## Brief
Retype the opening lines of the data exactly, stopping after the line that contains "const yTicks = [0, 2, 4, 6, 8, 10, 12, 14];". Skip every picture.

## Data lines
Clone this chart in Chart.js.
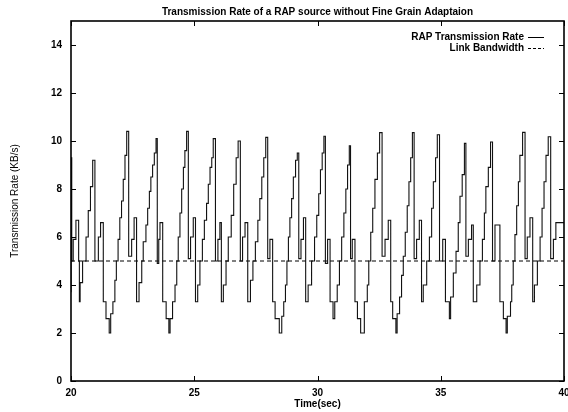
<!DOCTYPE html>
<html><head><meta charset="utf-8">
<script src="https://cdn.jsdelivr.net/npm/chart.js@4.4.1/dist/chart.umd.min.js"></script>
<style>html,body{margin:0;padding:0;background:#fff}</style>
</head><body>
<canvas id="c" width="568" height="412"></canvas>
<script>
const chartTitle = 'Transmission Rate of a RAP source without Fine Grain Adaptaion';
const xTitle = 'Time(sec)';
const yTitle = 'Transmission Rate (KB/s)';
const seriesNames = ['RAP Transmission Rate', 'Link Bandwidth'];
const xTicks = [20, 25, 30, 35, 40];
const yTicks = [0, 2, 4, 6, 8, 10, 12, 14];

// RAP transmission rate: time (s) at which each level starts, and the level (KB/s)
const timeSec = [
  20.00, 20.03, 20.09, 20.20, 20.31, 20.34, 20.37, 20.47, 20.61, 20.70, 20.79, 20.88, 20.97,
  21.11, 21.20, 21.31, 21.42, 21.55, 21.61, 21.70, 21.78, 21.84, 21.91, 21.98, 22.05, 22.12, 22.19, 22.26, 22.34,
  22.46, 22.56, 22.66, 22.76, 22.87, 22.93, 23.04, 23.11, 23.18, 23.24, 23.31, 23.38, 23.45, 23.50,
  23.56, 23.61, 23.72, 23.86, 23.97, 24.02, 24.12, 24.22, 24.29, 24.35, 24.42, 24.49, 24.56, 24.62, 24.69, 24.76,
  24.85, 24.96, 25.05, 25.14, 25.23, 25.33, 25.41, 25.50, 25.57, 25.64, 25.71, 25.77, 25.86,
  25.96, 26.04, 26.10, 26.18, 26.29, 26.38, 26.50, 26.60, 26.70, 26.78, 26.87,
  26.96, 27.06, 27.17, 27.28, 27.38, 27.48, 27.58, 27.66, 27.74, 27.82, 27.90, 27.98,
  28.07, 28.18, 28.28, 28.45, 28.55, 28.63, 28.70, 28.76, 28.82, 28.88, 28.95, 29.02, 29.11, 29.18, 29.24,
  29.33, 29.43, 29.52, 29.62, 29.76, 29.88, 29.97, 30.05, 30.12, 30.19, 30.26, 30.32,
  30.41, 30.51, 30.63, 30.70, 30.80, 30.89, 30.98, 31.07, 31.15, 31.22, 31.29, 31.34,
  31.41, 31.52, 31.62, 31.75, 31.90, 32.02, 32.08, 32.16, 32.24, 32.33, 32.43, 32.52, 32.62,
  32.74, 32.87, 32.97, 33.05, 33.18, 33.23, 33.33, 33.41, 33.48, 33.56, 33.64, 33.71, 33.78, 33.85, 33.92,
  34.02, 34.13, 34.22, 34.29, 34.43, 34.54, 34.63, 34.70, 34.79, 34.86, 34.95,
  35.08, 35.19, 35.35, 35.40, 35.51, 35.62, 35.71, 35.78, 35.87, 35.96, 36.02,
  36.12, 36.25, 36.32, 36.46, 36.59, 36.69, 36.77, 36.83, 36.93, 37.02, 37.10,
  37.20, 37.40, 37.54, 37.65, 37.70, 37.83, 37.88, 37.94, 38.01, 38.08, 38.15, 38.21, 38.32, 38.42,
  38.51, 38.62, 38.73, 38.80, 38.92, 39.03, 39.11, 39.19, 39.27, 39.36, 39.46,
  39.57, 39.67, 39.77, 40.00
];
const rateKBs = [
  3.7, 9.3, 5.0, 5.9, 6.7, 5.0, 3.3, 4.1, 5.0, 6.0, 7.1, 8.1, 9.2,
  5.0, 6.0, 6.6, 3.3, 2.6, 2.0, 2.8, 3.3, 4.2, 5.0, 5.9, 6.8, 7.5, 8.4, 9.4, 10.4,
  5.2, 5.9, 6.8, 3.3, 4.1, 5.0, 5.8, 6.5, 7.2, 7.9, 8.5, 9.0, 9.5, 10.1,
  4.9, 5.9, 6.6, 3.3, 2.6, 2.0, 2.6, 3.3, 4.0, 5.0, 6.0, 7.0, 8.0, 8.9, 9.6, 10.4,
  5.1, 6.0, 6.8, 3.3, 4.0, 5.0, 5.9, 6.7, 7.4, 8.2, 8.9, 9.3, 10.1,
  5.0, 5.9, 6.6, 3.3, 4.0, 5.0, 6.0, 6.9, 8.2, 9.3, 10.0,
  5.0, 6.0, 6.6, 3.3, 4.2, 5.0, 5.8, 6.7, 7.6, 8.5, 9.3, 10.15,
  5.1, 5.9, 3.3, 2.6, 2.0, 2.7, 3.3, 4.0, 5.0, 6.0, 6.8, 7.6, 8.5, 9.2, 9.5,
  5.1, 5.9, 6.8, 3.3, 4.0, 5.0, 6.0, 6.9, 7.8, 8.8, 9.5, 10.2,
  4.9, 5.9, 3.3, 2.6, 3.3, 4.0, 5.0, 6.0, 7.0, 8.0, 9.0, 9.8,
  5.1, 5.9, 3.3, 2.6, 2.0, 3.3, 4.0, 5.0, 6.2, 7.2, 8.4, 9.5, 10.35,
  5.2, 5.9, 6.7, 3.3, 2.6, 2.0, 2.8, 3.5, 4.4, 5.2, 6.2, 7.3, 8.3, 9.3, 10.35,
  5.1, 5.9, 6.7, 3.3, 4.0, 5.0, 6.0, 7.2, 8.3, 9.3, 10.26,
  5.0, 5.9, 3.3, 2.6, 3.5, 4.5, 5.4, 6.6, 7.7, 8.6, 9.9,
  5.2, 5.9, 6.5, 3.3, 4.0, 5.0, 5.9, 7.0, 8.1, 8.9, 9.96,
  5.0, 6.5, 3.3, 2.6, 2.0, 2.7, 3.3, 4.0, 5.0, 6.1, 7.3, 8.3, 9.4, 10.36,
  5.1, 6.0, 6.8, 3.3, 4.0, 5.0, 6.0, 7.2, 8.3, 9.4, 10.18,
  5.1, 5.9, 6.6, 6.6
];

// Link bandwidth
const bwTime = [20, 40];
const bwRate = [5, 5];

const FONT = '"Liberation Sans", Arial, Helvetica, sans-serif';
const txtFont = { family: FONT, size: 10, weight: 'bold' };

const framePlugin = {
  id: 'frame',
  afterDatasetsDraw(chart) {
    const { ctx, chartArea: a, scales: { x, y } } = chart;
    ctx.save();
    ctx.strokeStyle = '#000';
    ctx.lineWidth = 1;
    const L = 5;
    ctx.beginPath();
    xTicks.forEach(v => {
      const px = Math.round(x.getPixelForValue(v)) + 0.5;
      ctx.moveTo(px, a.bottom); ctx.lineTo(px, a.bottom - L);
      ctx.moveTo(px, a.top); ctx.lineTo(px, a.top + L);
    });
    yTicks.forEach(v => {
      const py = Math.round(y.getPixelForValue(v)) + 0.5;
      ctx.moveTo(a.left, py); ctx.lineTo(a.left + L, py);
      ctx.moveTo(a.right, py); ctx.lineTo(a.right - L, py);
    });
    ctx.stroke();
    ctx.lineWidth = 1.6;
    ctx.strokeRect(a.left, a.top, a.right - a.left, a.bottom - a.top);

    // legend (top right, inside the plot)
    ctx.font = 'bold 10px ' + FONT;
    ctx.fillStyle = '#000';
    ctx.textAlign = 'right';
    ctx.textBaseline = 'middle';
    const rows = [
      { text: seriesNames[0], dy: 16, dash: [] },
      { text: seriesNames[1], dy: 27, dash: [3, 2] }
    ];
    rows.forEach(r => {
      const yy = a.top + r.dy;
      ctx.fillText(r.text, a.right - 40, yy);
      ctx.setLineDash(r.dash);
      ctx.lineWidth = 1;
      ctx.beginPath();
      ctx.moveTo(a.right - 36, yy + 0.5);
      ctx.lineTo(a.right - 20, yy + 0.5);
      ctx.stroke();
    });
    ctx.setLineDash([]);
    ctx.restore();
  }
};

new Chart(document.getElementById('c'), {
  type: 'line',
  data: {
    datasets: [
      {
        label: seriesNames[0],
        data: timeSec.map((t, i) => ({ x: t, y: rateKBs[i] })),
        stepped: 'after',
        borderColor: '#111',
        borderWidth: 1.1,
        pointRadius: 0,
        fill: false
      },
      {
        label: seriesNames[1],
        data: bwTime.map((t, i) => ({ x: t, y: bwRate[i] })),
        borderColor: '#000',
        borderWidth: 1,
        borderDash: [4, 3],
        pointRadius: 0,
        fill: false
      }
    ]
  },
  options: {
    responsive: false,
    animation: false,
    devicePixelRatio: 1,
    layout: { padding: { left: 0, right: 4, top: 0, bottom: 0 } },
    plugins: {
      legend: { display: false },
      tooltip: { enabled: false },
      title: {
        display: true, text: chartTitle, color: '#000', fullSize: false,
        font: { family: FONT, size: 10, weight: 'bold' },
        padding: { top: 6, bottom: 3 }
      }
    },
    scales: {
      x: {
        type: 'linear', min: 20, max: 40,
        afterBuildTicks: s => { s.ticks = xTicks.map(v => ({ value: v })); },
        ticks: { color: '#000', font: txtFont, padding: 6, maxRotation: 0, autoSkip: false },
        grid: { display: false, drawTicks: false },
        border: { display: false },
        title: { display: true, text: xTitle, color: '#000', font: txtFont, padding: { top: 0, bottom: 2 } },
        afterFit: s => { s.height = 31; s.paddingLeft = 0; s.paddingRight = 0; }
      },
      y: {
        type: 'linear', min: 0, max: 15,
        afterBuildTicks: s => { s.ticks = yTicks.map(v => ({ value: v })); },
        ticks: { color: '#000', font: txtFont, padding: 9 },
        grid: { display: false, drawTicks: false },
        border: { display: false },
        title: { display: true, text: yTitle, color: '#000', font: { family: FONT, size: 10, weight: 'normal' }, padding: { top: 9, bottom: 0 } },
        afterFit: s => { s.width = 71; s.paddingTop = 0; s.paddingBottom = 0; }
      }
    }
  },
  plugins: [framePlugin]
});
</script>
</body></html>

## Exercise result
Clone this chart in Chart.js.
<!DOCTYPE html>
<html><head><meta charset="utf-8">
<script src="https://cdn.jsdelivr.net/npm/chart.js@4.4.1/dist/chart.umd.min.js"></script>
<style>html,body{margin:0;padding:0;background:#fff}</style>
</head><body>
<canvas id="c" width="568" height="412"></canvas>
<script>
const chartTitle = 'Transmission Rate of a RAP source without Fine Grain Adaptaion';
const xTitle = 'Time(sec)';
const yTitle = 'Transmission Rate (KB/s)';
const seriesNames = ['RAP Transmission Rate', 'Link Bandwidth'];
const xTicks = [20, 25, 30, 35, 40];
const yTicks = [0, 2, 4, 6, 8, 10, 12, 14];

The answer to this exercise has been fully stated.